Der Eingangsbereich des Neubautrakts des Bremer Amtsgerichts war seit einigen Wochen mit einer große Plasteplane eingehüllt. Nicht so gigantisch, wie es auf den Tausenden Bildern von den Projekten des längst verstorbenen Verpackungskünstlers Christo zu sehen ist, aber die Fassade des Neubau - Eingangs war eben verhüllt. Nicht aus Scharm, weil dahinter versucht wurde, nicht gerade so selten vorkommend, das beschrieben Recht zu verbiegen, sondern aus Schutz vor eventuell von einem dort hinter der Plane aufgestellten Baugerüst möglicherweise herunter fallenden Putz - oder Steinbröckchen. Außerdem werkelte hinter dem Riesen - Kondom eine Hand voll Maler herum.

Nun, das Amtsgericht Bremen hatte sich teilweise verhüllt, als ich den Eingangsbereich des Neubaus betreten wollte. 

Ich sehe die kurze Szenerie noch heute bildlich vor mir. 

Kurz bevor ich den Eingang, der damals von einem Baugerüst zugestellt war, erreichen konnte, wurde ich von einer auf eilig mimenden männlichen Person von rechts überholt.

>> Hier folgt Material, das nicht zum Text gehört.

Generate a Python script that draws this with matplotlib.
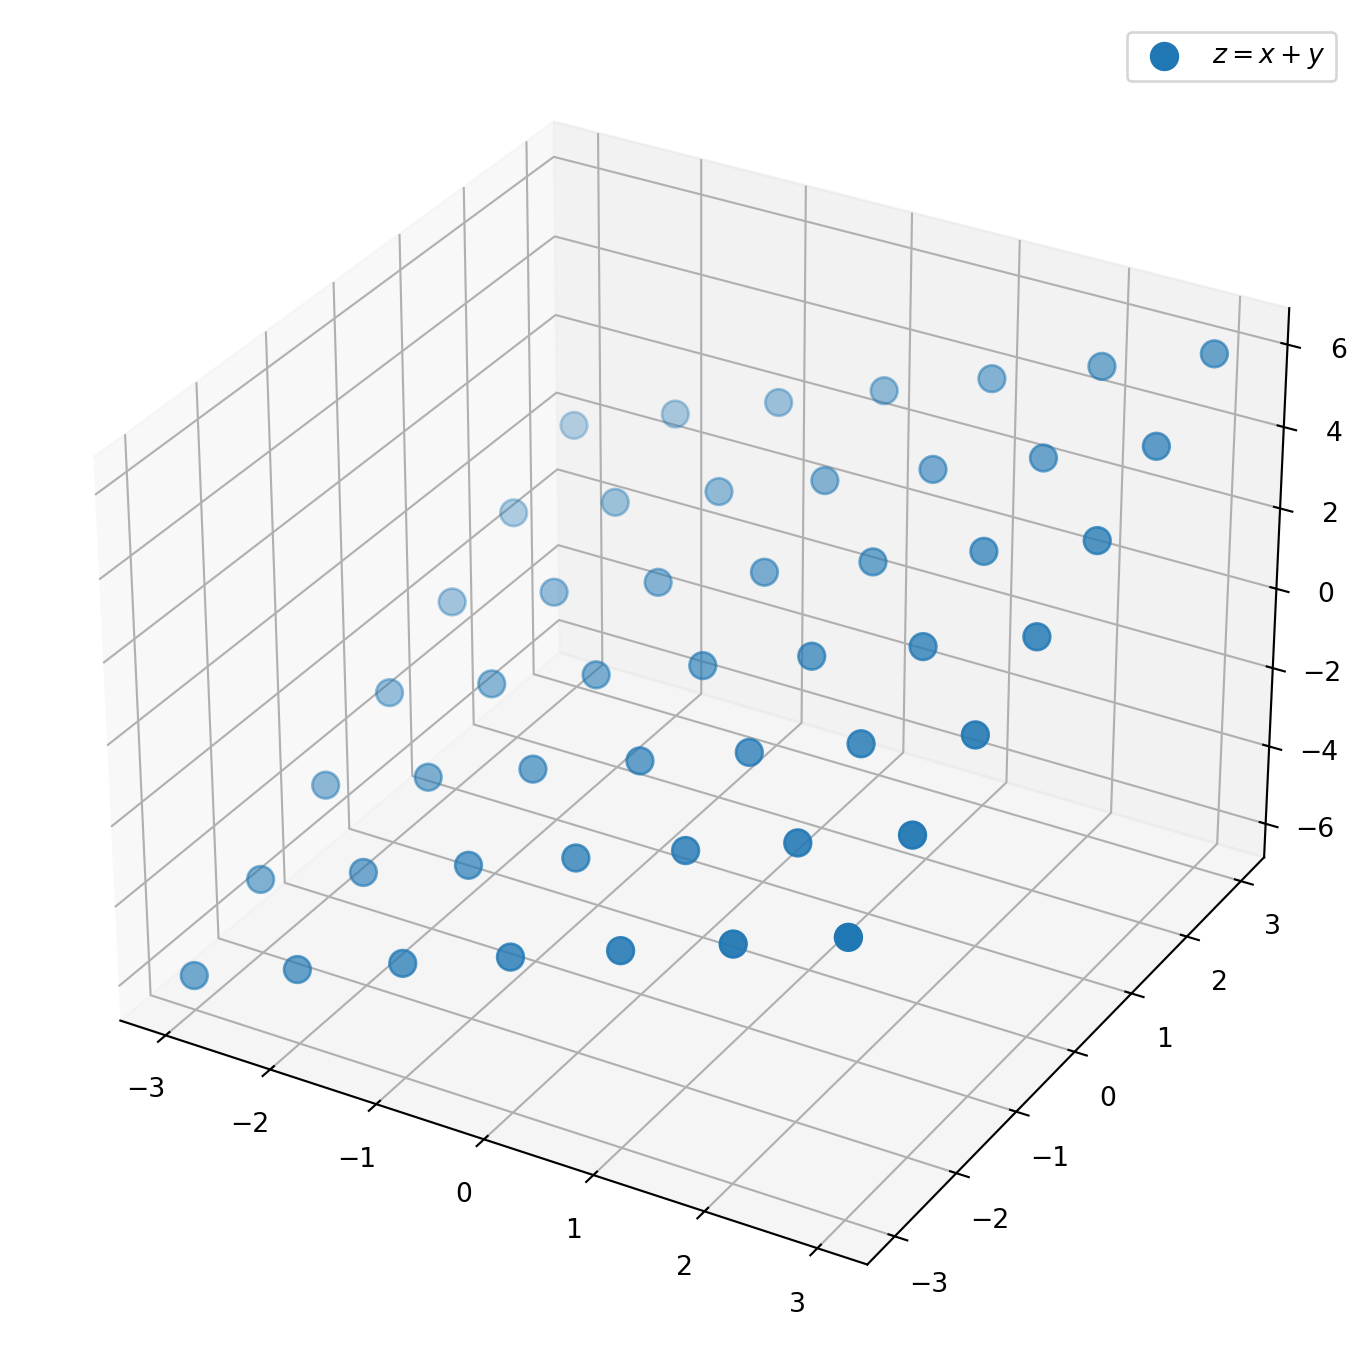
import numpy as np
import matplotlib
matplotlib.use("Agg")
import matplotlib.pyplot as plt

# grid values
x_vals = [-3, -2, -1, 0, 1, 2, 3]
y_vals = [-3, -2, -1, 0, 1, 2, 3]
label = r"$z = x + y$"

x, y = np.meshgrid(x_vals, y_vals)
z = x + y

fig = plt.figure(figsize=(7.125, 7.125), dpi=192)
ax = fig.add_subplot(projection="3d")
ax.set_position([0.0146, 0.0143, 0.972, 0.972])
ax.scatter(x.ravel(), y.ravel(), z.ravel(), s=100, label=label)
ax.legend()

plt.savefig("out.png")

Ich erkannte ihn als einen Richter. Ein Vertreter der lokalen, rechtsprechenden Gewalt, der einer bestimmten Kleingruppe aus der - nicht nur für mich - überschaubaren Gesamtheit der Richter/innen zuzuorden war, die auf mich einen unangenehmen Eindruck machte ( vulgo: " Kotzbrocken " ). Es waren deren drei, bei denen dieses Merkmal zutraf. Diese drei beruflich schwarz tragenden Musketiere waren einst als " Bartträger - Fraktion " gefürchtet. Gefürchtet deshalb, weil sie vor Narzismus nur so triefende Entscheidung / Urteile ausformulierten. Eben jene teilweise widerliche Art der Selbstgefälligkeit dann auch in den mündlichen Verhandlungen offenbarten, um mindestens einen der hierbei anwesenden Volljuristen ( Anwalt ) hierdurch zu brüskieren.

Tja, jenes aktive Mitglied der " Bartträgerfraktion " aus dem schnell zu erfassenden Kreis der Damen und Herren der lokalen Dritten Gewalt gedachte nun, sich vor mir durch den beengten Eingangsbereich zwängen zu müssen. Das hatte vor ihn, den auf Eilig machenden Richter den großen Vorteil, dass er nicht in die akute Gefahr geriet, mich sehen, geschweige denn, grüßen müsste ( was er eh nie getan hätte, der arrogante Pinsel ). 

Nun der Bart tragende Richter schlüpfte einige Meter vor in das Amtsgerichtseingangskondominium hinein, als es plötzlich - quasi wie von Zauberhand gesteuert - von oben herab rieselte. Ein Handwerker hatte Putz - und Baubröckchen, gemischt mit Kalk - und Zementstaub herab fallen lassen. Und diese Melange traf den Vertreter der rechtssprechenden Gewalt auf sein wohl frisierten Haupt. Mittenmag schlug die staubige Bauschuttwolke ein.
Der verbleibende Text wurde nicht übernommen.